Job: Give the listing again exactly, omitting its images.

Provided material:
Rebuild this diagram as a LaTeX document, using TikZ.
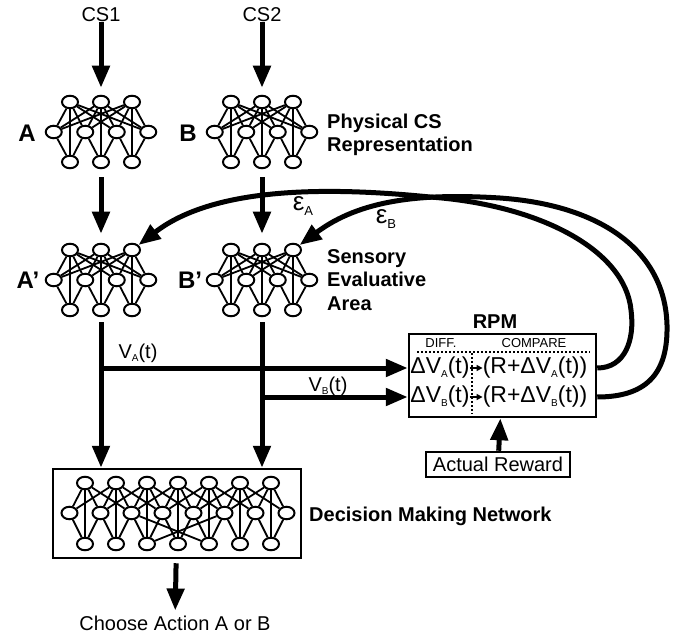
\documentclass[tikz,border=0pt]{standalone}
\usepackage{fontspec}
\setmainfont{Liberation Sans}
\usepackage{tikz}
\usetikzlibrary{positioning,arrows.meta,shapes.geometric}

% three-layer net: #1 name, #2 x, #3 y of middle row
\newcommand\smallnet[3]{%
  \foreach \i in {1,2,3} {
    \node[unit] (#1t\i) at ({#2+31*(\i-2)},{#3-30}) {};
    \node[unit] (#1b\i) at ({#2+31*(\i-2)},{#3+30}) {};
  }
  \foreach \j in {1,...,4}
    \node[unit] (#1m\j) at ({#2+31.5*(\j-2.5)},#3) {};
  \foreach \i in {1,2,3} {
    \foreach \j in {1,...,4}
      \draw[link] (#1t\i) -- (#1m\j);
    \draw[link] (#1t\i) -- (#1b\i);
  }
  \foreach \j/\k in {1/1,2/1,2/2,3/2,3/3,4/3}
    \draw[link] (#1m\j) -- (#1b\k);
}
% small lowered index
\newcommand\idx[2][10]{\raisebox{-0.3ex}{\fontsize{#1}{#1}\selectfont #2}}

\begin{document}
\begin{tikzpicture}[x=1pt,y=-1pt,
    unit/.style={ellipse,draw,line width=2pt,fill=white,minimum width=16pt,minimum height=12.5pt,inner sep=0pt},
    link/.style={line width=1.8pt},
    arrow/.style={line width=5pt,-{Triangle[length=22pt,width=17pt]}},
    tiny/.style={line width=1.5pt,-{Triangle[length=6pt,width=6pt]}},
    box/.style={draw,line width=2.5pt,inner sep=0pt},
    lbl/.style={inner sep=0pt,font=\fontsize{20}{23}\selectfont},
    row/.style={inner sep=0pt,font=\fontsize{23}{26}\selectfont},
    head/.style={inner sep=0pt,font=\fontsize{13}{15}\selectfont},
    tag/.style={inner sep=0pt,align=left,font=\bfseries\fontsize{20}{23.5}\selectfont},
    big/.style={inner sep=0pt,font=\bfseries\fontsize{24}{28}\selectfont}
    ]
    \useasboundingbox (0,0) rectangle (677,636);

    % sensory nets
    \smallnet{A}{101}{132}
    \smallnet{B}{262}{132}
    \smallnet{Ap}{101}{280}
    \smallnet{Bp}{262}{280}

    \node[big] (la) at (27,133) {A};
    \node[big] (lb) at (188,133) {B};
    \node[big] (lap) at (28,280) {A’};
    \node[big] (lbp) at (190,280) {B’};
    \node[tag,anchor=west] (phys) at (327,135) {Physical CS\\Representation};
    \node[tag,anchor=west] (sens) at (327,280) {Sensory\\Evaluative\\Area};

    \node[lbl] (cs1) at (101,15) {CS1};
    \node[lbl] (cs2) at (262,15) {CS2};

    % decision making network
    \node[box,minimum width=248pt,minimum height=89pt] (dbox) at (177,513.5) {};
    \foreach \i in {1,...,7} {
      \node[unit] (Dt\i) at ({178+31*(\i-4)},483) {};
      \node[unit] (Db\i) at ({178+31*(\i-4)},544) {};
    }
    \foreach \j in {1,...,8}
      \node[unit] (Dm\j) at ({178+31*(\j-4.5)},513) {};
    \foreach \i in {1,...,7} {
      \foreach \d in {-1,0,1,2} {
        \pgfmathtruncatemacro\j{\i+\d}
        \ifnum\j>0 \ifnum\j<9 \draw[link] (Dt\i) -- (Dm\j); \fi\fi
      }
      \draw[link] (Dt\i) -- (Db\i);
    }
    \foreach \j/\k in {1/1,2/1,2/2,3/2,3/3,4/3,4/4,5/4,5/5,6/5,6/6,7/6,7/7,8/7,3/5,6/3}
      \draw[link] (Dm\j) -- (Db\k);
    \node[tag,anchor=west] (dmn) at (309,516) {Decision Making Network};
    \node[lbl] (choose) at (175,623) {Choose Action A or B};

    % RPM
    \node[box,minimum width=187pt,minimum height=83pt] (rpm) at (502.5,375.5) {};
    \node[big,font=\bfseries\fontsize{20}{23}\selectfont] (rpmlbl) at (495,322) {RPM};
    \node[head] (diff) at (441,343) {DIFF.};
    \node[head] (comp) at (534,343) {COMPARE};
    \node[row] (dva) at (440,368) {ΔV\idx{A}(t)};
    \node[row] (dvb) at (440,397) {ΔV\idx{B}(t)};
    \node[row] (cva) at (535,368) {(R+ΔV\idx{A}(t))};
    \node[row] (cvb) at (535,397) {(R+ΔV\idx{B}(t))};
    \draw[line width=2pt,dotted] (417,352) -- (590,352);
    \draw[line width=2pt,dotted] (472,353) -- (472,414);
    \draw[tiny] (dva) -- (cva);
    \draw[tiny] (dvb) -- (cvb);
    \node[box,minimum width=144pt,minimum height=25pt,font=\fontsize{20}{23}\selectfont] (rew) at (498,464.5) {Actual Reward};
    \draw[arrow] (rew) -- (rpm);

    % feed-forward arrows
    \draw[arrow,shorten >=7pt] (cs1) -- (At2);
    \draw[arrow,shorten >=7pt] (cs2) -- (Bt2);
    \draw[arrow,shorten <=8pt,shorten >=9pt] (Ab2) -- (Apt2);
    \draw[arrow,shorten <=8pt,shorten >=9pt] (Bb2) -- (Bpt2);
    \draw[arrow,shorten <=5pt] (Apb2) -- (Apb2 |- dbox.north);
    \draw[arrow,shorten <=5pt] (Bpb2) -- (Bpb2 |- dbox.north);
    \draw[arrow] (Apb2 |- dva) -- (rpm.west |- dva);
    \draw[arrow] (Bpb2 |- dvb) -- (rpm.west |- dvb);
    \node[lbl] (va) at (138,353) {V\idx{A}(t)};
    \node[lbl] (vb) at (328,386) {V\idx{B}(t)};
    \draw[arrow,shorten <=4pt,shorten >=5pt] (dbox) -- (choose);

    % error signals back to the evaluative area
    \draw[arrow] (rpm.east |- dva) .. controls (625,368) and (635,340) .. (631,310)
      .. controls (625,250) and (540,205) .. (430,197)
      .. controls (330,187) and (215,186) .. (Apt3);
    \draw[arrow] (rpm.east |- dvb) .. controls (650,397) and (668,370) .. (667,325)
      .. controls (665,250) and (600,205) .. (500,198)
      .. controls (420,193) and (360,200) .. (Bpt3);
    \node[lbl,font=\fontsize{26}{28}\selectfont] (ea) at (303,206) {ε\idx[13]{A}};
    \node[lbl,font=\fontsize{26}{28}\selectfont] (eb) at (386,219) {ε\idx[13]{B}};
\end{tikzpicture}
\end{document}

Response:
Rebuild this diagram as a LaTeX document, using TikZ.
\documentclass[tikz,border=0pt]{standalone}
\usepackage{fontspec}
\setmainfont{Liberation Sans}
\usepackage{tikz}
\usetikzlibrary{positioning,arrows.meta,shapes.geometric}

% three-layer net: #1 name, #2 x, #3 y of middle row
\newcommand\smallnet[3]{%
  \foreach \i in {1,2,3} {
    \node[unit] (#1t\i) at ({#2+31*(\i-2)},{#3-30}) {};
    \node[unit] (#1b\i) at ({#2+31*(\i-2)},{#3+30}) {};
  }
  \foreach \j in {1,...,4}
    \node[unit] (#1m\j) at ({#2+31.5*(\j-2.5)},#3) {};
  \foreach \i in {1,2,3} {
    \foreach \j in {1,...,4}
      \draw[link] (#1t\i) -- (#1m\j);
    \draw[link] (#1t\i) -- (#1b\i);
  }
  \foreach \j/\k in {1/1,2/1,2/2,3/2,3/3,4/3}
    \draw[link] (#1m\j) -- (#1b\k);
}
% small lowered index
\newcommand\idx[2][10]{\raisebox{-0.3ex}{\fontsize{#1}{#1}\selectfont #2}}

\begin{document}
\begin{tikzpicture}[x=1pt,y=-1pt,
    unit/.style={ellipse,draw,line width=2pt,fill=white,minimum width=16pt,minimum height=12.5pt,inner sep=0pt},
    link/.style={line width=1.8pt},
    arrow/.style={line width=5pt,-{Triangle[length=22pt,width=17pt]}},
    tiny/.style={line width=1.5pt,-{Triangle[length=6pt,width=6pt]}},
    box/.style={draw,line width=2.5pt,inner sep=0pt},
    lbl/.style={inner sep=0pt,font=\fontsize{20}{23}\selectfont},
    row/.style={inner sep=0pt,font=\fontsize{23}{26}\selectfont},
    head/.style={inner sep=0pt,font=\fontsize{13}{15}\selectfont},
    tag/.style={inner sep=0pt,align=left,font=\bfseries\fontsize{20}{23.5}\selectfont},
    big/.style={inner sep=0pt,font=\bfseries\fontsize{24}{28}\selectfont}
    ]
    \useasboundingbox (0,0) rectangle (677,636);

    % sensory nets
    \smallnet{A}{101}{132}
    \smallnet{B}{262}{132}
    \smallnet{Ap}{101}{280}
    \smallnet{Bp}{262}{280}

    \node[big] (la) at (27,133) {A};
    \node[big] (lb) at (188,133) {B};
    \node[big] (lap) at (28,280) {A’};
    \node[big] (lbp) at (190,280) {B’};
    \node[tag,anchor=west] (phys) at (327,135) {Physical CS\\Representation};
    \node[tag,anchor=west] (sens) at (327,280) {Sensory\\Evaluative\\Area};

    \node[lbl] (cs1) at (101,15) {CS1};
    \node[lbl] (cs2) at (262,15) {CS2};

    % decision making network
    \node[box,minimum width=248pt,minimum height=89pt] (dbox) at (177,513.5) {};
    \foreach \i in {1,...,7} {
      \node[unit] (Dt\i) at ({178+31*(\i-4)},483) {};
      \node[unit] (Db\i) at ({178+31*(\i-4)},544) {};
    }
    \foreach \j in {1,...,8}
      \node[unit] (Dm\j) at ({178+31*(\j-4.5)},513) {};
    \foreach \i in {1,...,7} {
      \foreach \d in {-1,0,1,2} {
        \pgfmathtruncatemacro\j{\i+\d}
        \ifnum\j>0 \ifnum\j<9 \draw[link] (Dt\i) -- (Dm\j); \fi\fi
      }
      \draw[link] (Dt\i) -- (Db\i);
    }
    \foreach \j/\k in {1/1,2/1,2/2,3/2,3/3,4/3,4/4,5/4,5/5,6/5,6/6,7/6,7/7,8/7,3/5,6/3}
      \draw[link] (Dm\j) -- (Db\k);
    \node[tag,anchor=west] (dmn) at (309,516) {Decision Making Network};
    \node[lbl] (choose) at (175,623) {Choose Action A or B};

    % RPM
    \node[box,minimum width=187pt,minimum height=83pt] (rpm) at (502.5,375.5) {};
    \node[big,font=\bfseries\fontsize{20}{23}\selectfont] (rpmlbl) at (495,322) {RPM};
    \node[head] (diff) at (441,343) {DIFF.};
    \node[head] (comp) at (534,343) {COMPARE};
    \node[row] (dva) at (440,368) {ΔV\idx{A}(t)};
    \node[row] (dvb) at (440,397) {ΔV\idx{B}(t)};
    \node[row] (cva) at (535,368) {(R+ΔV\idx{A}(t))};
    \node[row] (cvb) at (535,397) {(R+ΔV\idx{B}(t))};
    \draw[line width=2pt,dotted] (417,352) -- (590,352);
    \draw[line width=2pt,dotted] (472,353) -- (472,414);
    \draw[tiny] (dva) -- (cva);
    \draw[tiny] (dvb) -- (cvb);
    \node[box,minimum width=144pt,minimum height=25pt,font=\fontsize{20}{23}\selectfont] (rew) at (498,464.5) {Actual Reward};
    \draw[arrow] (rew) -- (rpm);

    % feed-forward arrows
    \draw[arrow,shorten >=7pt] (cs1) -- (At2);
    \draw[arrow,shorten >=7pt] (cs2) -- (Bt2);
    \draw[arrow,shorten <=8pt,shorten >=9pt] (Ab2) -- (Apt2);
    \draw[arrow,shorten <=8pt,shorten >=9pt] (Bb2) -- (Bpt2);
    \draw[arrow,shorten <=5pt] (Apb2) -- (Apb2 |- dbox.north);
    \draw[arrow,shorten <=5pt] (Bpb2) -- (Bpb2 |- dbox.north);
    \draw[arrow] (Apb2 |- dva) -- (rpm.west |- dva);
    \draw[arrow] (Bpb2 |- dvb) -- (rpm.west |- dvb);
    \node[lbl] (va) at (138,353) {V\idx{A}(t)};
    \node[lbl] (vb) at (328,386) {V\idx{B}(t)};
    \draw[arrow,shorten <=4pt,shorten >=5pt] (dbox) -- (choose);

    % error signals back to the evaluative area
    \draw[arrow] (rpm.east |- dva) .. controls (625,368) and (635,340) .. (631,310)
      .. controls (625,250) and (540,205) .. (430,197)
      .. controls (330,187) and (215,186) .. (Apt3);
    \draw[arrow] (rpm.east |- dvb) .. controls (650,397) and (668,370) .. (667,325)
      .. controls (665,250) and (600,205) .. (500,198)
      .. controls (420,193) and (360,200) .. (Bpt3);
    \node[lbl,font=\fontsize{26}{28}\selectfont] (ea) at (303,206) {ε\idx[13]{A}};
    \node[lbl,font=\fontsize{26}{28}\selectfont] (eb) at (386,219) {ε\idx[13]{B}};
\end{tikzpicture}
\end{document}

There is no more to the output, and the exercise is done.